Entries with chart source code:
^^^^^^^^
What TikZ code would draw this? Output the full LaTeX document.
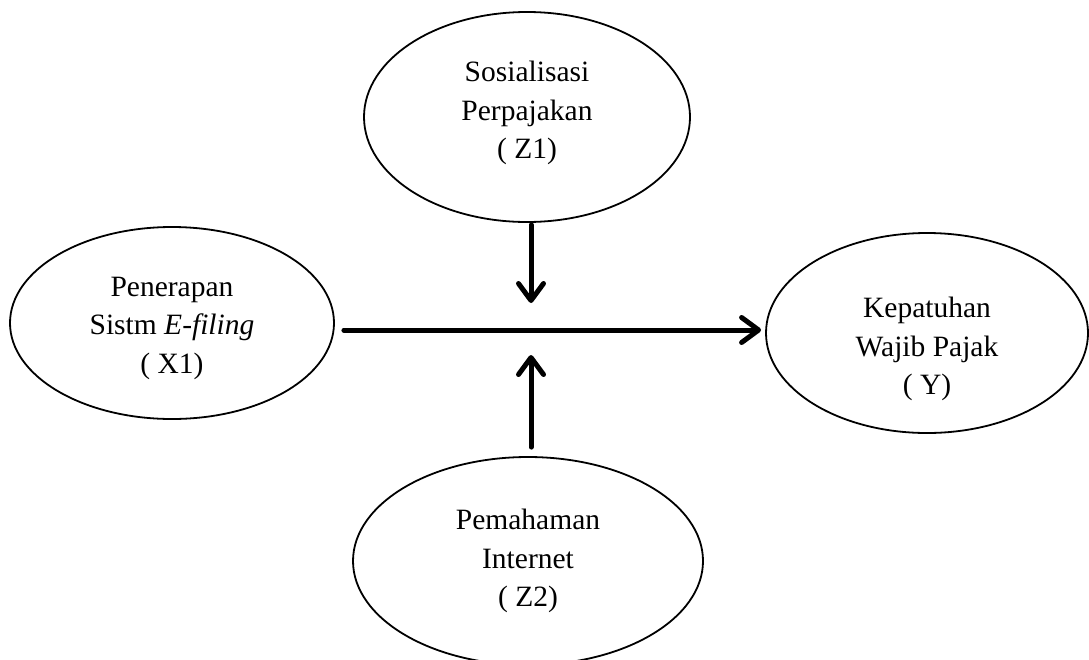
\documentclass[tikz,border=0pt]{standalone}
\usepackage{fontspec}
\setmainfont{Liberation Serif}
\usetikzlibrary{shapes.geometric,arrows.meta}
\tikzset{
  oval/.style={draw=black, line width=1.8pt, ellipse, inner sep=0pt, fill=white},
  lbl/.style={align=center, font=\fontsize{29.5}{38.5}\selectfont, inner sep=0pt},
  conn/.style={line width=5pt, line cap=round, -{Straight Barb[length=17pt, width=25pt, line cap=round, line join=round]}}
}
\begin{document}
\begin{tikzpicture}[x=1pt, y=-1pt]
\useasboundingbox (0,0) rectangle (1089,659);
% ellipses
\node[oval, minimum width=326pt, minimum height=210pt] (z1) at (527,117) {};
\node[oval, minimum width=324pt, minimum height=192pt] (x1) at (172,323) {};
\node[oval, minimum width=322pt, minimum height=200pt] (y) at (927,333) {};
\node[oval, minimum width=350pt, minimum height=208pt] (z2) at (528,561) {};
% texts
\node[lbl] (tz1) at (527,113) {Sosialisasi\\Perpajakan\\( Z1)};
\node[lbl] (tx1) at (172,328) {Penerapan\\Sistm \textit{E-filing}\\( X1)};
\node[lbl] (ty) at (927,349) {Kepatuhan\\Wajib Pajak\\( Y)};
\node[lbl] (tz2) at (528,561) {Pemahaman\\Internet\\( Z2)};
% free ends
\coordinate (m1) at (531,303);
\coordinate (m2) at (531,355);
% connectors
\draw[conn] ([xshift=9pt]x1.east |- 0,330) -- ([xshift=-4pt]y.west |- 0,330);
\draw[conn] (z1.south -| m1) ++(0,2) -- (m1);
\draw[conn] (z2.north -| m2) ++(0,-9) -- (m2);
\end{tikzpicture}
\end{document}
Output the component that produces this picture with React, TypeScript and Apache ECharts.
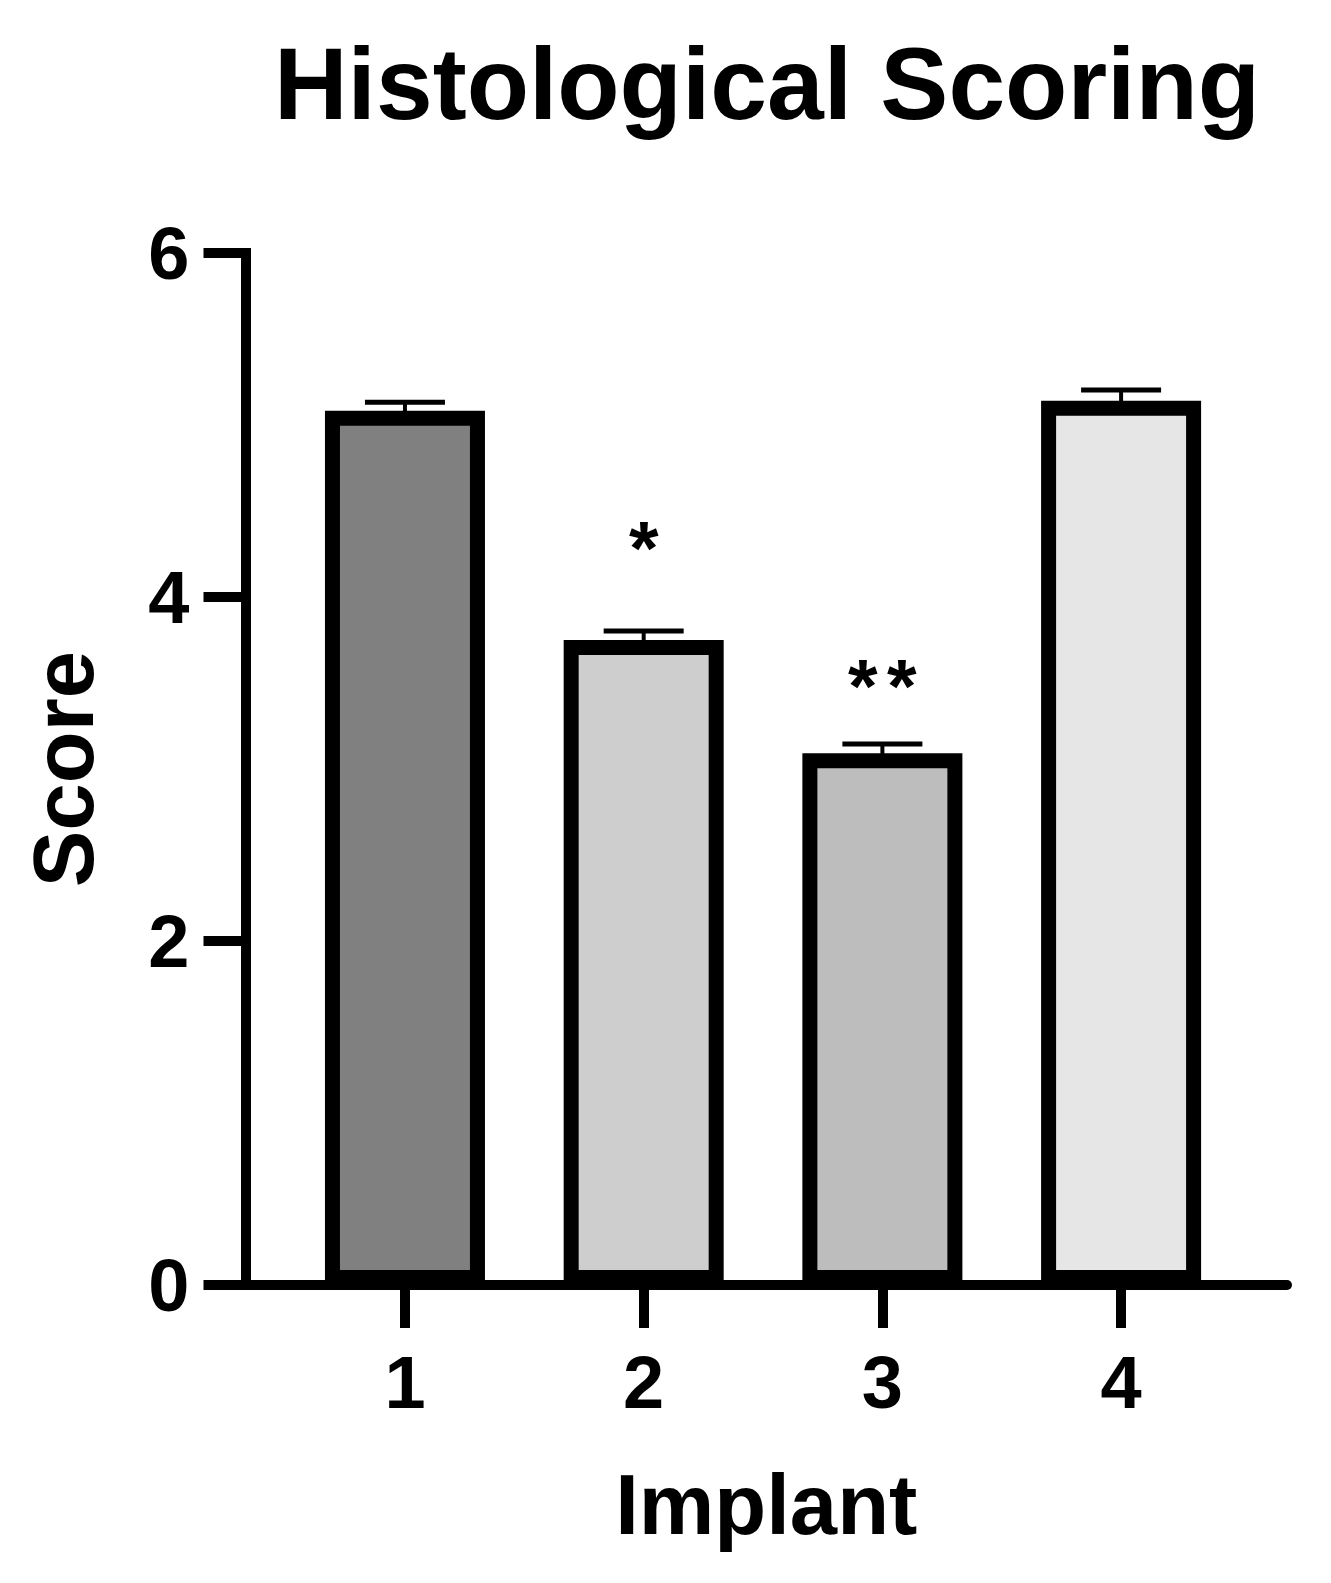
import React, { useEffect, useRef } from "react";
import * as echarts from "echarts";

const titleText = "Histological Scoring";
const xName = "Implant";
const yName = "Score";
const categories = [1, 2, 3, 4];
const xTickLabels = ["1", "2", "3", "4"];
const means = [5.083, 3.75, 3.091, 5.141];
const sems = [0.049, 0.052, 0.054, 0.062];
const barColors = ["#808080", "#cececf", "#bdbdbd", "#e6e6e6"];
const sigLabels = ["", "*", "**", ""];
const sigValues = [0, 4.385, 3.585, 0];
const yTicks = [0, 2, 4, 6];

const FONT = "'Liberation Sans', Arial, sans-serif";

export default function App() {
  const ref = useRef<HTMLDivElement>(null);
  useEffect(() => {
    if (!ref.current) return;
    const chart = echarts.init(ref.current, null, { renderer: "svg" });
    const starSize = 76;
    const option: any = {
      animation: false,
      backgroundColor: "#ffffff",
      title: {
        text: titleText,
        left: 762,
        top: 28,
        textAlign: "center",
        textStyle: { fontFamily: FONT, fontWeight: "bold", fontSize: 102, color: "#000" },
      },
      grid: { left: 245.5, right: 44, top: 253, bottom: 298, containLabel: false },
      xAxis: {
        type: "value",
        min: 0.332,
        max: 4.695,
        name: xName,
        nameLocation: "middle",
        nameGap: 177,
        nameTextStyle: { fontFamily: FONT, fontWeight: "bold", fontSize: 85, color: "#000", verticalAlign: "top" },
        splitLine: { show: false },
        axisLine: { show: true, lineStyle: { color: "#000", width: 10 } },
        axisTick: { show: true, length: 43, customValues: categories, lineStyle: { color: "#000", width: 10 } },
        axisLabel: {
          customValues: categories,
          formatter: (v: number) => xTickLabels[categories.indexOf(v)] ?? String(v),
          margin: 60,
          fontFamily: FONT,
          fontWeight: "bold",
          fontSize: 74,
          color: "#000",
        },
      },
      yAxis: {
        type: "value",
        min: 0,
        max: 6,
        interval: 2,
        name: yName,
        nameLocation: "middle",
        nameRotate: 90,
        nameGap: 140,
        nameTextStyle: { fontFamily: FONT, fontWeight: "bold", fontSize: 85, color: "#000" },
        splitLine: { show: false },
        axisLine: { show: true, lineStyle: { color: "#000", width: 10, cap: "square" } },
        axisTick: { show: true, length: 42, lineStyle: { color: "#000", width: 10 } },
        axisLabel: {
          margin: 56,
          formatter: (v: number) => (yTicks.includes(v) ? String(v) : ""),
          fontFamily: FONT,
          fontWeight: "bold",
          fontSize: 74,
          color: "#000",
        },
      },
      series: [
        {
          type: "bar",
          barWidth: 160,
          data: categories.map((c, i) => ({
            value: [c, means[i]],
            itemStyle: { color: barColors[i], borderColor: "#000", borderWidth: 15 },
          })),
          z: 3,
        },
        {
          type: "custom",
          z: 2,
          encode: { x: 0, y: [1, 2] },
          data: categories.map((c, i) => [c, means[i], means[i] + sems[i], sigValues[i], i]),
          renderItem: (params: any, api: any) => {
            const x = api.value(0);
            const m = api.value(1);
            const u = api.value(2);
            const s = api.value(3);
            const idx = api.value(4);
            const p0 = api.coord([x, m]);
            const p1 = api.coord([x, u]);
            const children: any[] = [
              {
                type: "line",
                shape: { x1: p0[0], y1: p0[1] + 4, x2: p1[0], y2: p1[1] },
                style: { stroke: "#000", lineWidth: 4 },
              },
              {
                type: "line",
                shape: { x1: p1[0] - 40, y1: p1[1], x2: p1[0] + 40, y2: p1[1] },
                style: { stroke: "#000", lineWidth: 5 },
              },
            ];
            const lab = sigLabels[idx];
            if (lab) {
              const ps = api.coord([x, s]);
              const chars = lab.split("");
              const n = chars.length;
              chars.forEach((ch: string, k: number) => {
                children.push({
                  type: "text",
                  x: ps[0] + (k - (n - 1) / 2) * 39,
                  y: ps[1] + 0.22 * starSize,
                  style: {
                    text: ch,
                    fontFamily: FONT,
                    fontWeight: "bold",
                    fontSize: starSize,
                    fill: "#000",
                    textAlign: "center",
                    textVerticalAlign: "middle",
                  },
                });
              });
            }
            return { type: "group", children };
          },
        },
      ],
    };
    chart.setOption(option);
    return () => chart.dispose();
  }, []);
  return (
    <div
      ref={ref}
      style={{ position: "absolute", left: 0, top: 0, width: 1331, height: 1583, background: "#fff" }}
    />
  );
}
^^^^^^^^
Given problem:
Out of the material above, gather each line where "draw" appears.

Exercise output:
What TikZ code would draw this? Output the full LaTeX document.
  oval/.style={draw=black, line width=1.8pt, ellipse, inner sep=0pt, fill=white},
\draw[conn] ([xshift=9pt]x1.east |- 0,330) -- ([xshift=-4pt]y.west |- 0,330);
\draw[conn] (z1.south -| m1) ++(0,2) -- (m1);
\draw[conn] (z2.north -| m2) ++(0,-9) -- (m2);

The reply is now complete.